[Plotting code records]
------------------------------------------------------------------------
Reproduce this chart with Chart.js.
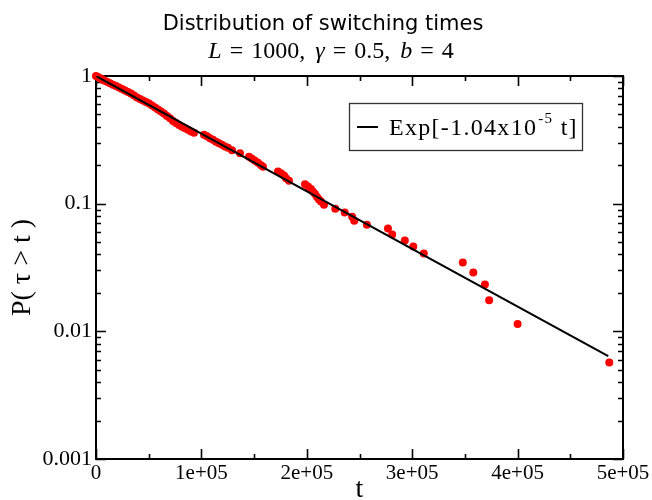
<!DOCTYPE html>
<html>
<head>
<meta charset="utf-8">
<script src="https://cdn.jsdelivr.net/npm/chart.js@4/dist/chart.umd.min.js"></script>
<style>
  html, body { margin: 0; padding: 0; background: #fff; }
  #wrap { width: 652px; height: 500px; }
</style>
</head>
<body>
<div id="wrap"><canvas id="c" width="652" height="500"></canvas></div>
<script>
// ---- data ----
const tValues = [
  0, 1898, 3795, 5693, 7590, 10437, 13283, 16130, 18976, 21822,
  24669, 27515, 30362, 33208, 36054, 38901, 41747, 44594, 47440, 50286,
  53133, 55979, 58826, 61672, 64518, 67365, 70211, 73058, 75904, 78750,
  81597, 84443, 87290, 90136, 92982, 102470, 105317, 108163, 111010, 113856,
  116702, 119549, 122395, 125242, 129037, 136627, 145166, 148013, 150859, 153706,
  156552, 158450, 172682, 175528, 178374, 180272, 183118, 198299, 201146, 203992,
  205890, 207787, 209685, 211582, 213480, 216326,
  227000, 236000, 243000, 245000, 257000, 277000, 281000, 293000, 301000, 311000,
  348000, 358000, 369000, 373000, 400000, 487000
];
const pValues = [
  1.000, 0.982, 0.961, 0.942, 0.924, 0.901, 0.878, 0.853, 0.835, 0.813,
  0.791, 0.770, 0.750, 0.730, 0.704, 0.679, 0.661, 0.643, 0.626, 0.610,
  0.588, 0.567, 0.547, 0.528, 0.509, 0.487, 0.466, 0.445, 0.429, 0.414,
  0.400, 0.389, 0.379, 0.368, 0.359, 0.346, 0.337, 0.325, 0.316, 0.305,
  0.297, 0.289, 0.281, 0.274, 0.262, 0.248, 0.233, 0.225, 0.217, 0.209,
  0.200, 0.195, 0.179, 0.173, 0.166, 0.158, 0.151, 0.142, 0.136, 0.130,
  0.124, 0.119, 0.113, 0.108, 0.104, 0.0982,
  0.0914, 0.0851, 0.0791, 0.0736, 0.0685, 0.0638, 0.0573, 0.0514, 0.0461, 0.0407,
  0.0346, 0.0289, 0.0233, 0.0175, 0.0114, 0.0057
];
const fitT = [0, 486000];
const fitP = [1.0, 0.0064];

const xTickValues = [0, 100000, 200000, 300000, 400000, 500000];
const xTickLabels = ['0', '1e+05', '2e+05', '3e+05', '4e+05', '5e+05'];
const yTickValues = [0.001, 0.01, 0.1, 1];
const yTickLabels = ['0.001', '0.01', '0.1', '1'];

const titleText = 'Distribution of switching times';
const legendText = 'Exp[-1.04x10';
const legendSup = '-5';
const legendTail = ' t]';
const xTitle = 't';
const yTitle = 'P( \u03C4 > t )';

// ---- build ----
const scatterData = tValues.map((t, i) => ({ x: t, y: pValues[i] }));
const fitData = fitT.map((t, i) => ({ x: t, y: fitP[i] }));

const SERIF = '"Liberation Serif", "DejaVu Serif", serif';

const framePlugin = {
  id: 'frame',
  beforeDatasetsDraw(chart) {
    const { ctx, chartArea: a, scales } = chart;
    const xs = scales.x, ys = scales.y;
    ctx.save();
    ctx.strokeStyle = '#000';
    ctx.lineWidth = 1.6;
    ctx.beginPath();
    for (let v = xs.min; v <= xs.max + 1; v += 50000) {
      const px = Math.round(xs.getPixelForValue(v)) + 0.5;
      const major = (v % 100000) === 0;
      const len = major ? 10 : 5;
      ctx.moveTo(px, a.bottom); ctx.lineTo(px, a.bottom - len);
      ctx.moveTo(px, a.top); ctx.lineTo(px, a.top + len);
    }
    for (let d = 0.001; d < 1.5; d *= 10) {
      for (let m = 1; m <= 9; m++) {
        const v = d * m;
        if (v > ys.max * 1.0001) break;
        const py = Math.round(ys.getPixelForValue(v)) + 0.5;
        const len = m === 1 ? 10 : 5;
        ctx.moveTo(a.left, py); ctx.lineTo(a.left + len, py);
        ctx.moveTo(a.right, py); ctx.lineTo(a.right - len, py);
      }
    }
    ctx.stroke();
    ctx.lineWidth = 2;
    ctx.strokeRect(a.left, a.top, a.right - a.left, a.bottom - a.top);
    ctx.restore();
  },
  afterDraw(chart) {
    const { ctx } = chart;
    ctx.save();
    ctx.fillStyle = '#000';
    ctx.textBaseline = 'alphabetic';
    // title
    ctx.font = '21px "DejaVu Sans", sans-serif';
    ctx.textAlign = 'center';
    ctx.fillText(titleText, 323, 30);
    // subtitle, math style: italic letters, upright numbers, spaced relations
    const parts = [
      ['L', true, 8], ['=', false, 8], ['1000,', false, 10], ['\u03B3', true, 8], ['=', false, 8],
      ['0.5,', false, 10], ['b', true, 8], ['=', false, 8], ['4', false, 0]
    ];
    const fi = 'italic 24px ' + SERIF, fu = '24px ' + SERIF;
    let w = 0;
    parts.forEach(p => { ctx.font = p[1] ? fi : fu; w += ctx.measureText(p[0]).width + p[2]; });
    let x = 331 - w / 2;
    ctx.textAlign = 'left';
    parts.forEach(p => { ctx.font = p[1] ? fi : fu; ctx.fillText(p[0], x, 58); x += ctx.measureText(p[0]).width + p[2]; });

    // legend box
    const bx = 349, by = 103, bw = 233, bh = 47;
    ctx.fillStyle = '#fff';
    ctx.fillRect(bx, by, bw, bh);
    ctx.strokeStyle = '#333';
    ctx.lineWidth = 1.3;
    ctx.strokeRect(bx + 0.5, by + 0.5, bw, bh);
    ctx.strokeStyle = '#000';
    ctx.lineWidth = 2;
    ctx.beginPath();
    ctx.moveTo(357, 127); ctx.lineTo(378, 127);
    ctx.stroke();
    ctx.fillStyle = '#000';
    ctx.letterSpacing = '1.3px';
    ctx.font = '24px ' + SERIF;
    let lx = 389;
    ctx.fillText(legendText, lx, 135);
    lx += ctx.measureText(legendText).width;
    ctx.font = '15px ' + SERIF;
    ctx.fillText(legendSup, lx + 1, 123);
    lx += ctx.measureText(legendSup).width + 1;
    ctx.font = '24px ' + SERIF;
    ctx.fillText(legendTail, lx, 135);
    ctx.restore();
  }
};

new Chart(document.getElementById('c'), {
  type: 'scatter',
  data: {
    datasets: [
      {
        type: 'line',
        label: 'fit',
        data: fitData,
        borderColor: '#000',
        borderWidth: 2,
        pointRadius: 0,
        fill: false,
        order: 0
      },
      {
        label: 'data',
        data: scatterData,
        backgroundColor: '#ff0000',
        borderWidth: 0,
        pointRadius: 4,
        clip: false,
        order: 1
      }
    ]
  },
  options: {
    responsive: false,
    animation: false,
    events: [],
    layout: { padding: { top: 76, right: 29, left: 0, bottom: 0 } },
    plugins: {
      legend: { display: false },
      title: { display: false },
      tooltip: { enabled: false }
    },
    scales: {
      x: {
        type: 'linear',
        min: 0,
        max: 500000,
        afterBuildTicks: s => { s.ticks = xTickValues.map(v => ({ value: v })); },
        afterFit: s => { s.height = 41; },
        grid: { display: false, drawTicks: false },
        border: { display: false },
        ticks: {
          maxRotation: 0,
          autoSkip: false,
          padding: 2,
          color: '#000',
          font: { family: SERIF, size: 21 },
          callback: (v) => { const i = xTickValues.indexOf(v); return i >= 0 ? xTickLabels[i] : ''; }
        },
        title: {
          display: true,
          text: xTitle,
          color: '#000',
          font: { family: SERIF, size: 28 },
          padding: { top: 0, bottom: -6 }
        }
      },
      y: {
        type: 'logarithmic',
        min: 0.001,
        max: 1,
        afterBuildTicks: s => { s.ticks = yTickValues.map(v => ({ value: v })); },
        afterFit: s => { s.width = 96; },
        grid: { display: false, drawTicks: false },
        border: { display: false },
        ticks: {
          autoSkip: false,
          padding: 4,
          color: '#000',
          font: { family: SERIF, size: 22 },
          callback: (v) => { const i = yTickValues.findIndex(t => Math.abs(t - v) / t < 1e-6); return i >= 0 ? yTickLabels[i] : ''; }
        },
        title: {
          display: true,
          text: yTitle,
          color: '#000',
          font: { family: SERIF, size: 28 },
          padding: { top: 6, bottom: 0 }
        }
      }
    }
  },
  plugins: [framePlugin]
});
</script>
</body>
</html>
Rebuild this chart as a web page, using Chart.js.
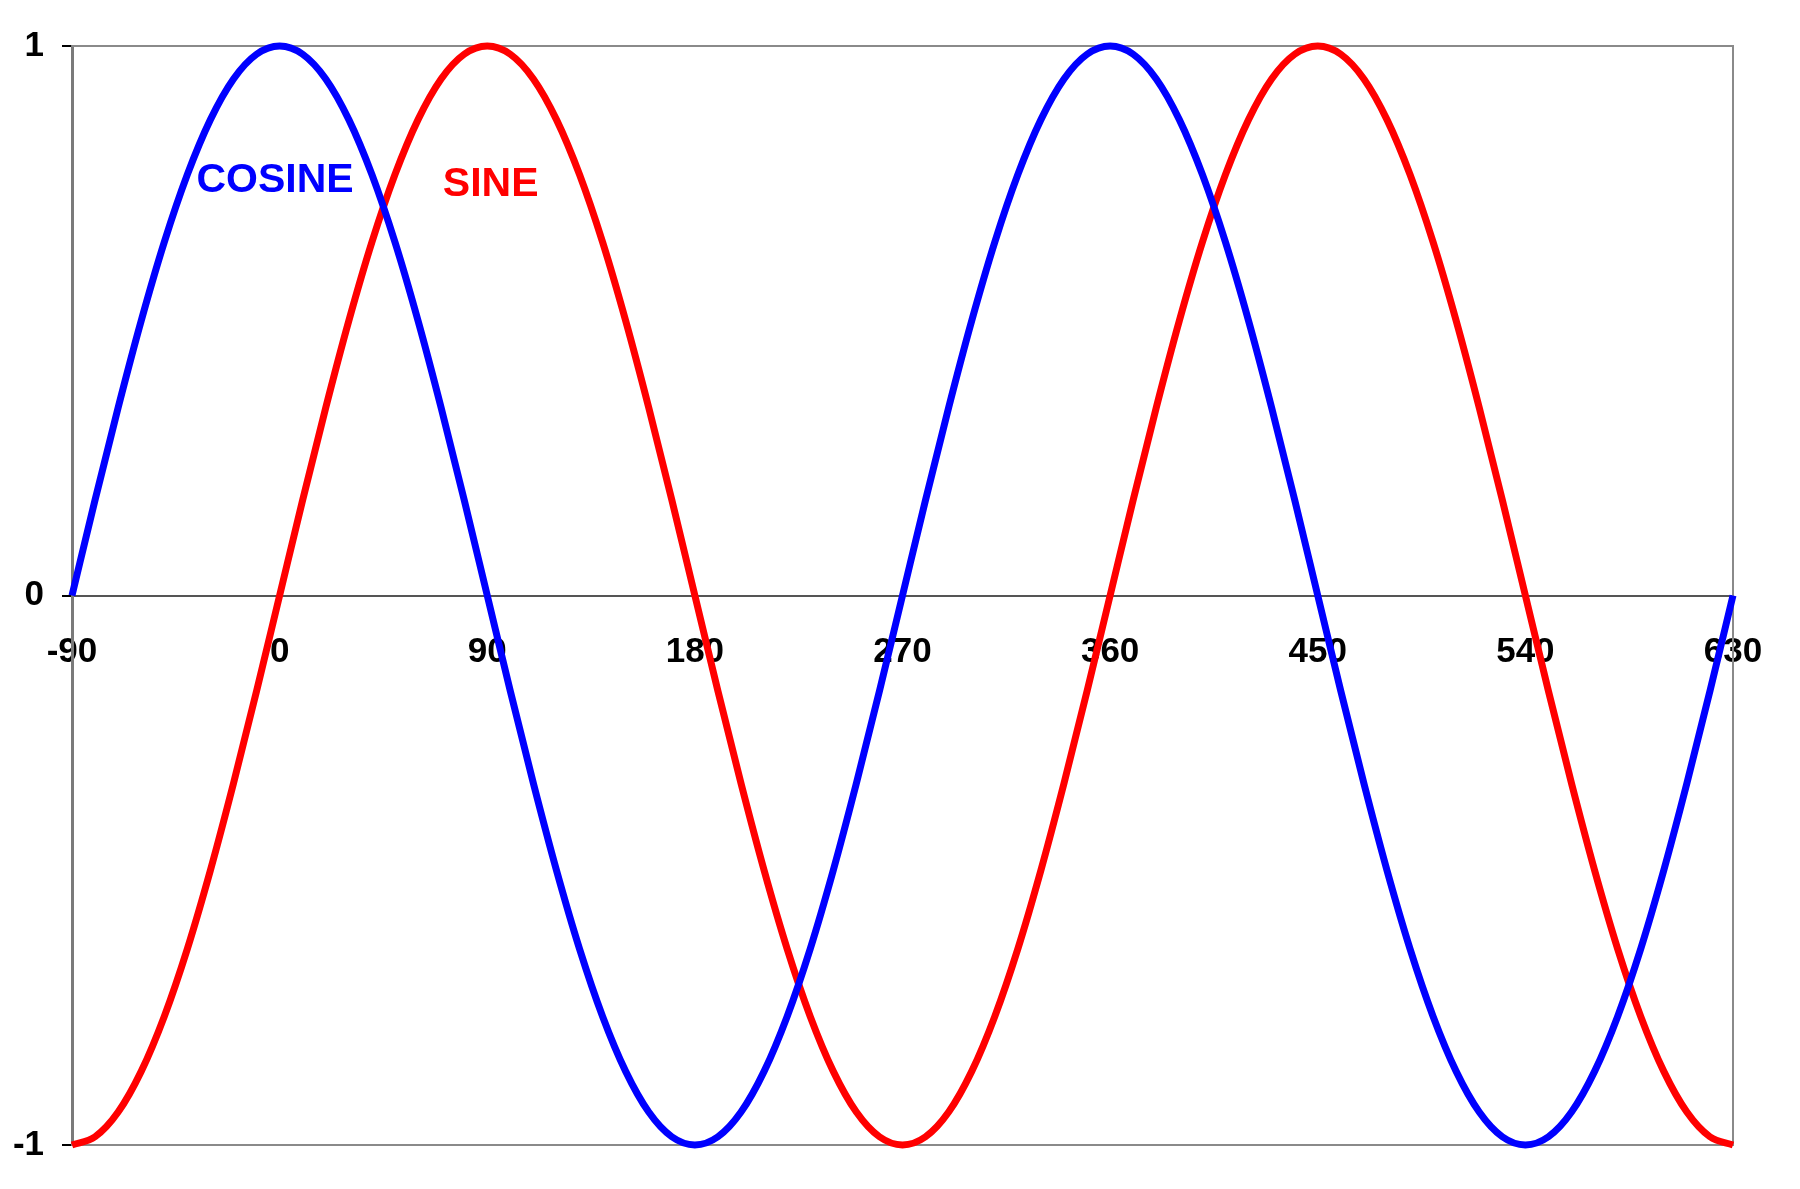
<!DOCTYPE html>
<html>
<head>
<meta charset="utf-8">
<script src="https://cdn.jsdelivr.net/npm/chart.js@4/dist/chart.umd.min.js"></script>
<style>
html,body{margin:0;padding:0;background:#fff;}
#wrap{width:1800px;height:1189px;}
</style>
</head>
<body>
<div id="wrap"><canvas id="c" width="1800" height="1189"></canvas></div>
<script>
const degrees = [-90,-80,-70,-60,-50,-40,-30,-20,-10,0,10,20,30,40,50,60,70,80,90,100,110,120,130,140,150,160,170,180,190,200,210,220,230,240,250,260,270,280,290,300,310,320,330,340,350,360,370,380,390,400,410,420,430,440,450,460,470,480,490,500,510,520,530,540,550,560,570,580,590,600,610,620,630];
const sineValues = [-1,-0.985,-0.94,-0.866,-0.766,-0.643,-0.5,-0.342,-0.174,0,0.174,0.342,0.5,0.643,0.766,0.866,0.94,0.985,1,0.985,0.94,0.866,0.766,0.643,0.5,0.342,0.174,0,-0.174,-0.342,-0.5,-0.643,-0.766,-0.866,-0.94,-0.985,-1,-0.985,-0.94,-0.866,-0.766,-0.643,-0.5,-0.342,-0.174,0,0.174,0.342,0.5,0.643,0.766,0.866,0.94,0.985,1,0.985,0.94,0.866,0.766,0.643,0.5,0.342,0.174,0,-0.174,-0.342,-0.5,-0.643,-0.766,-0.866,-0.94,-0.985,-1];
const cosineValues = [0,0.174,0.342,0.5,0.643,0.766,0.866,0.94,0.985,1,0.985,0.94,0.866,0.766,0.643,0.5,0.342,0.174,0,-0.174,-0.342,-0.5,-0.643,-0.766,-0.866,-0.94,-0.985,-1,-0.985,-0.94,-0.866,-0.766,-0.643,-0.5,-0.342,-0.174,0,0.174,0.342,0.5,0.643,0.766,0.866,0.94,0.985,1,0.985,0.94,0.866,0.766,0.643,0.5,0.342,0.174,0,-0.174,-0.342,-0.5,-0.643,-0.766,-0.866,-0.94,-0.985,-1,-0.985,-0.94,-0.866,-0.766,-0.643,-0.5,-0.342,-0.174,0];
const xTicks = [-90,0,90,180,270,360,450,540,630];
const yTicks = [-1,0,1];
const seriesLabels = ['COSINE','SINE'];
const seriesColors = ['#0000ff','#ff0000'];
const labelAnchors = [[-2,0.754],[91.5,0.748]];

const FONT = '"Liberation Sans", Arial, sans-serif';

const borderPlugin = {
  id:'plotBorder',
  beforeDatasetsDraw(chart){
    const {ctx, chartArea:a} = chart;
    ctx.save();
    ctx.strokeStyle = '#8a8a8a';
    ctx.lineWidth = 2;
    ctx.beginPath();
    ctx.moveTo(a.left, a.top); ctx.lineTo(a.right, a.top); ctx.lineTo(a.right, a.bottom); ctx.lineTo(a.left, a.bottom);
    ctx.stroke();
    ctx.restore();
  },
  afterDatasetsDraw(chart){
    const {ctx} = chart;
    const xs = chart.scales.x, ys = chart.scales.y;
    ctx.save();
    ctx.font = 'bold 41px ' + FONT;
    ctx.textAlign = 'center';
    ctx.textBaseline = 'middle';
    seriesLabels.forEach((t,i)=>{
      ctx.fillStyle = seriesColors[i];
      ctx.fillText(t, xs.getPixelForValue(labelAnchors[i][0]), ys.getPixelForValue(labelAnchors[i][1]));
    });
    ctx.restore();
  }
};

new Chart(document.getElementById('c'), {
  type:'line',
  data:{
    datasets:[
      {label:seriesLabels[0], data:degrees.map((d,i)=>({x:d,y:cosineValues[i]})), borderColor:seriesColors[0], borderWidth:7, pointRadius:0, cubicInterpolationMode:'monotone', fill:false, clip:false},
      {label:seriesLabels[1], data:degrees.map((d,i)=>({x:d,y:sineValues[i]})), borderColor:seriesColors[1], borderWidth:7, pointRadius:0, cubicInterpolationMode:'monotone', fill:false, clip:false}
    ]
  },
  options:{
    responsive:false,
    animation:false,
    devicePixelRatio:1,
    layout:{padding:{left:0,top:46,right:67,bottom:44}},
    plugins:{legend:{display:false},tooltip:{enabled:false}},
    scales:{
      x:{
        type:'linear',
        position:{y:0},
        min:-90,max:630,
        afterBuildTicks(s){ s.ticks = xTicks.map(v=>({value:v})); },
        grid:{display:false, drawTicks:false},
        border:{display:true,color:'#555',width:2},
        ticks:{color:'#000',font:{family:FONT,size:35,weight:'bold'},padding:36,maxRotation:0,autoSkip:false}
      },
      y:{
        type:'linear',
        min:-1,max:1,
        afterBuildTicks(s){ s.ticks = yTicks.map(v=>({value:v})); },
        afterFit(s){ s.width = 72; },
        grid:{drawOnChartArea:false,drawTicks:true,tickLength:10,color:'#000',lineWidth:2},
        border:{display:true,color:'#7a7a7a',width:3},
        ticks:{color:'#000',font:{family:FONT,size:35,weight:'bold'},padding:18}
      }
    }
  },
  plugins:[borderPlugin]
});
</script>
</body>
</html>
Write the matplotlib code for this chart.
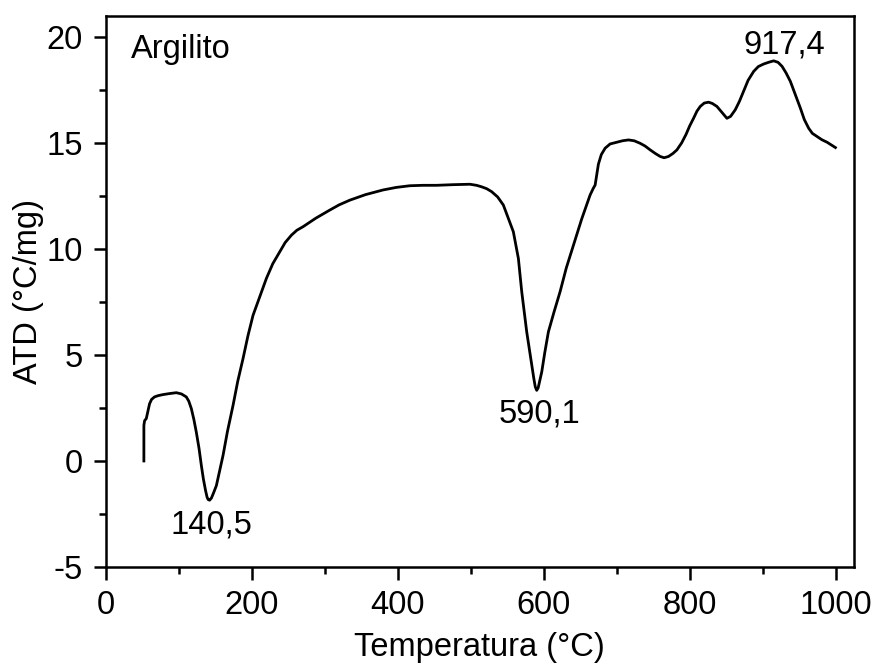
------------------------------------------------------------------------
| What to work on |
Copy the records above from the first line through the line containing "const fitP = [1.0, 0.0064];", both included, and leave out any pictures.

| Response |
Reproduce this chart with Chart.js.
<!DOCTYPE html>
<html>
<head>
<meta charset="utf-8">
<script src="https://cdn.jsdelivr.net/npm/chart.js@4/dist/chart.umd.min.js"></script>
<style>
  html, body { margin: 0; padding: 0; background: #fff; }
  #wrap { width: 652px; height: 500px; }
</style>
</head>
<body>
<div id="wrap"><canvas id="c" width="652" height="500"></canvas></div>
<script>
// ---- data ----
const tValues = [
  0, 1898, 3795, 5693, 7590, 10437, 13283, 16130, 18976, 21822,
  24669, 27515, 30362, 33208, 36054, 38901, 41747, 44594, 47440, 50286,
  53133, 55979, 58826, 61672, 64518, 67365, 70211, 73058, 75904, 78750,
  81597, 84443, 87290, 90136, 92982, 102470, 105317, 108163, 111010, 113856,
  116702, 119549, 122395, 125242, 129037, 136627, 145166, 148013, 150859, 153706,
  156552, 158450, 172682, 175528, 178374, 180272, 183118, 198299, 201146, 203992,
  205890, 207787, 209685, 211582, 213480, 216326,
  227000, 236000, 243000, 245000, 257000, 277000, 281000, 293000, 301000, 311000,
  348000, 358000, 369000, 373000, 400000, 487000
];
const pValues = [
  1.000, 0.982, 0.961, 0.942, 0.924, 0.901, 0.878, 0.853, 0.835, 0.813,
  0.791, 0.770, 0.750, 0.730, 0.704, 0.679, 0.661, 0.643, 0.626, 0.610,
  0.588, 0.567, 0.547, 0.528, 0.509, 0.487, 0.466, 0.445, 0.429, 0.414,
  0.400, 0.389, 0.379, 0.368, 0.359, 0.346, 0.337, 0.325, 0.316, 0.305,
  0.297, 0.289, 0.281, 0.274, 0.262, 0.248, 0.233, 0.225, 0.217, 0.209,
  0.200, 0.195, 0.179, 0.173, 0.166, 0.158, 0.151, 0.142, 0.136, 0.130,
  0.124, 0.119, 0.113, 0.108, 0.104, 0.0982,
  0.0914, 0.0851, 0.0791, 0.0736, 0.0685, 0.0638, 0.0573, 0.0514, 0.0461, 0.0407,
  0.0346, 0.0289, 0.0233, 0.0175, 0.0114, 0.0057
];
const fitT = [0, 486000];
const fitP = [1.0, 0.0064];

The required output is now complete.